No entanto, acrescentou que, com a adoção de abordagens mais restritivas em muitos países contra a via do reagrupamento familiar, "temos visto mais crianças e mulheres a fazer travessias perigosas e a arriscar a vida. É o caso das travessias irregulares no Mediterrâneo e através do Canal da Mancha".
A falta de comunicação com as comunidades locais aumenta o medo sentido por aqueles que têm novos vizinhos e não sabem nada sobre os seus antecedentes.
"Os requerentes de asilo são muitas vezes alojados em zonas já de si pobres e marginalizadas e a sua presença é vista como mais uma forma de exclusão por alguns residentes locais. A comunicação com as comunidades locais é muitas vezes esquecida e as pessoas são colocadas em zonas sem discussão prévia.

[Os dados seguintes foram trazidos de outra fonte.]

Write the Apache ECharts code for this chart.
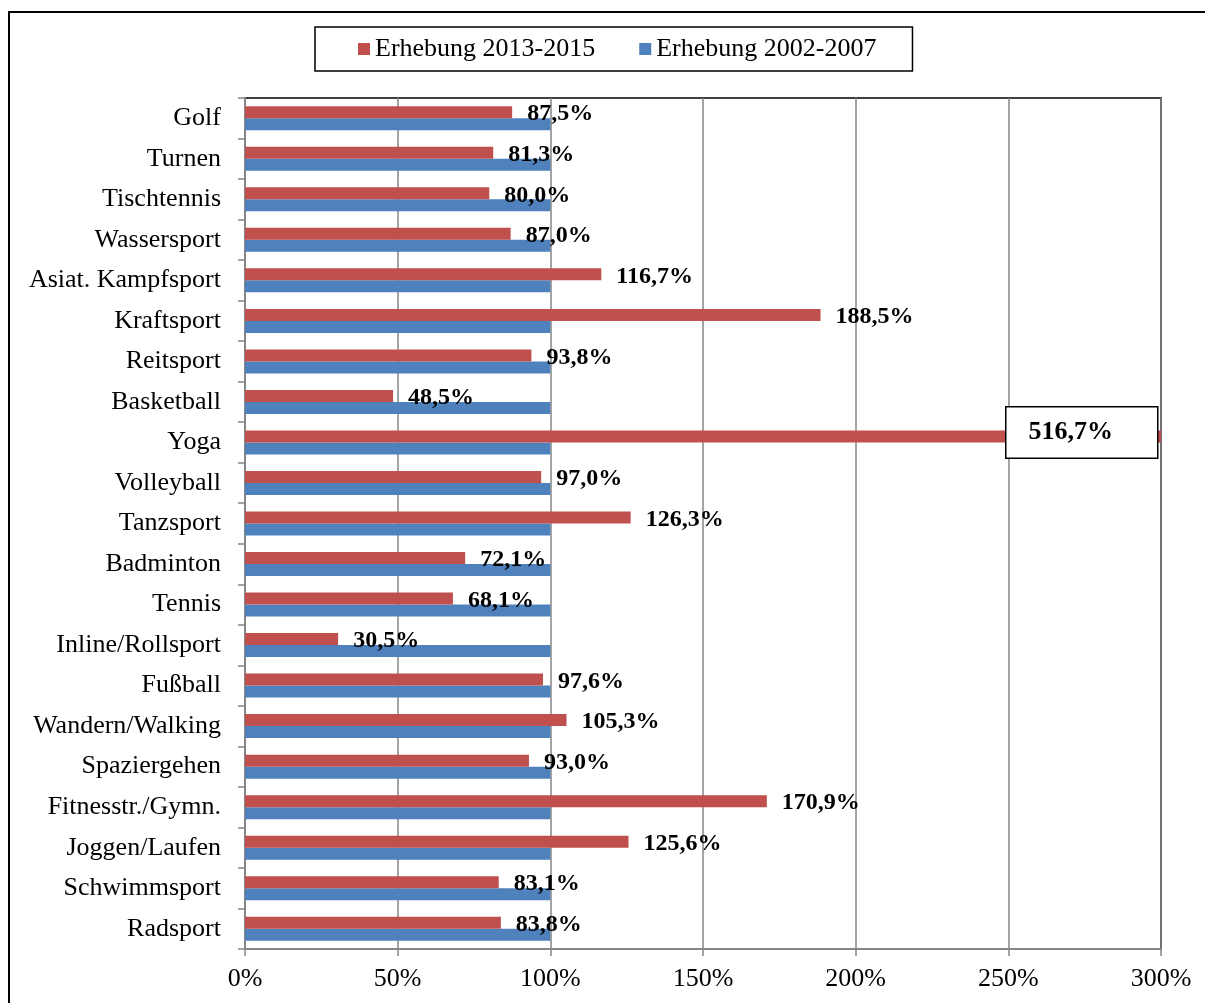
<!DOCTYPE html>
<html>
<head>
    <meta charset="utf-8">
    <title>Erhebung Sportarten</title>
    <script src="https://cdn.jsdelivr.net/npm/echarts@6/dist/echarts.min.js"></script>
    <style>
        html, body { margin: 0; padding: 0; background: #fff; }
        #mainChart { width: 1205px; height: 1003px; }
    </style>
</head>
<body>
<div id="mainChart"></div>
<script>
// Sportarten von oben nach unten
const sports = [
    'Golf', 'Turnen', 'Tischtennis', 'Wassersport', 'Asiat. Kampfsport',
    'Kraftsport', 'Reitsport', 'Basketball', 'Yoga', 'Volleyball',
    'Tanzsport', 'Badminton', 'Tennis', 'Inline/Rollsport', 'Fußball',
    'Wandern/Walking', 'Spaziergehen', 'Fitnesstr./Gymn.', 'Joggen/Laufen',
    'Schwimmsport', 'Radsport'
];
const values2013 = [
    87.5, 81.3, 80.0, 87.0, 116.7,
    188.5, 93.8, 48.5, 516.7, 97.0,
    126.3, 72.1, 68.1, 30.5, 97.6,
    105.3, 93.0, 170.9, 125.6,
    83.1, 83.8
];
const values2002 = [
    100, 100, 100, 100, 100,
    100, 100, 100, 100, 100,
    100, 100, 100, 100, 100,
    100, 100, 100, 100,
    100, 100
];
const seriesNames = ['Erhebung 2013-2015', 'Erhebung 2002-2007'];
const xTicks = [0, 50, 100, 150, 200, 250, 300];

const serif = '"Liberation Serif", "DejaVu Serif", serif';
const fmt = v => v.toFixed(1).replace('.', ',') + '%';

const chart = echarts.init(document.getElementById('mainChart'));

const redData = values2013.map((v, i) => {
    if (sports[i] !== 'Yoga') return v;
    // ausreißer: balken abgeschnitten, wert im kasten
    return {
        value: v,
        label: {
            position: 'insideRight',
            distance: 4,
            offset: [0, -4],
            fontSize: 26,
            backgroundColor: '#fff',
            borderColor: '#000',
            borderWidth: 1.5,
            padding: [12, 44, 12, 22]
        }
    };
});

const option = {
    animation: false,
    backgroundColor: '#fff',
    graphic: [{
        type: 'rect',
        shape: { x: 9, y: 12, width: 1300, height: 1100 },
        style: { fill: 'none', stroke: '#000', lineWidth: 2 },
        silent: true
    }],
    legend: {
        data: seriesNames,
        left: 315,
        top: 27,
        padding: [9, 36, 9, 43],
        itemGap: 44,
        itemWidth: 12,
        itemHeight: 12,
        icon: 'rect',
        borderColor: '#000',
        borderWidth: 1.5,
        textStyle: { fontFamily: serif, fontSize: 26, color: '#000' }
    },
    grid: {
        left: 245,
        right: 44,
        top: 98,
        bottom: 54,
        show: true,
        borderColor: '#000',
        borderWidth: 1.5
    },
    xAxis: {
        type: 'value',
        min: 0,
        max: 300,
        interval: 50,
        axisLine: { show: true, lineStyle: { color: '#868686', width: 2 } },
        axisTick: { show: true, length: 7, lineStyle: { color: '#868686', width: 1.5 } },
        splitLine: { show: true, lineStyle: { color: '#868686', width: 1.5 } },
        axisLabel: {
            fontFamily: serif,
            fontSize: 26,
            color: '#000',
            margin: 17,
            formatter: v => xTicks.includes(v) ? v + '%' : ''
        }
    },
    yAxis: {
        type: 'category',
        inverse: true,
        data: sports,
        axisLine: { show: true, lineStyle: { color: '#868686', width: 2 } },
        axisTick: { show: true, length: 7, lineStyle: { color: '#868686', width: 1.5 } },
        axisLabel: {
            fontFamily: serif,
            fontSize: 26,
            color: '#000',
            margin: 24
        }
    },
    series: [
        {
            name: seriesNames[0],
            type: 'bar',
            data: redData,
            barWidth: 12,
            barGap: '0%',
            itemStyle: { color: '#C0504D' },
            label: {
                show: true,
                position: 'right',
                distance: 15,
                offset: [0, 2],
                fontFamily: serif,
                fontSize: 24,
                fontWeight: 'bold',
                color: '#000',
                formatter: p => fmt(p.value)
            },
            z: 3
        },
        {
            name: seriesNames[1],
            type: 'bar',
            data: values2002,
            barWidth: 12,
            barGap: '0%',
            itemStyle: { color: '#4F81BD' },
            z: 2
        }
    ]
};

chart.setOption(option);
</script>
</body>
</html>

O plano belga "parece não fazer sentido".
"As mulheres com crianças e famílias são uma minoria no sistema de asilo", disse, "embora seja obviamente importante que tenham um abrigo para o inverno, é improvável que todos os homens solteiros tenham de ser privados de abrigo para as acolher".
Na sua opinião, o verdadeiro objetivo é "punir os requerentes solteiros, reforçando ainda mais a perceção errada do público de que eles abusam do sistema e são perigosos".
Num documento que o grupo de campanha Care4Calais disponibiliza no seu sítio Web, afirma-se que "os jovens que se veem nestes barcos estão a fazer o seu melhor para proteger as suas famílias. As suas mães, avós, irmãs, bebés, filhas. Quantas vezes é que um pai diz que morreria pela sua filha, um marido diz que morreria pela sua mulher? Bem, estes tipos estão a pôr isso em prática".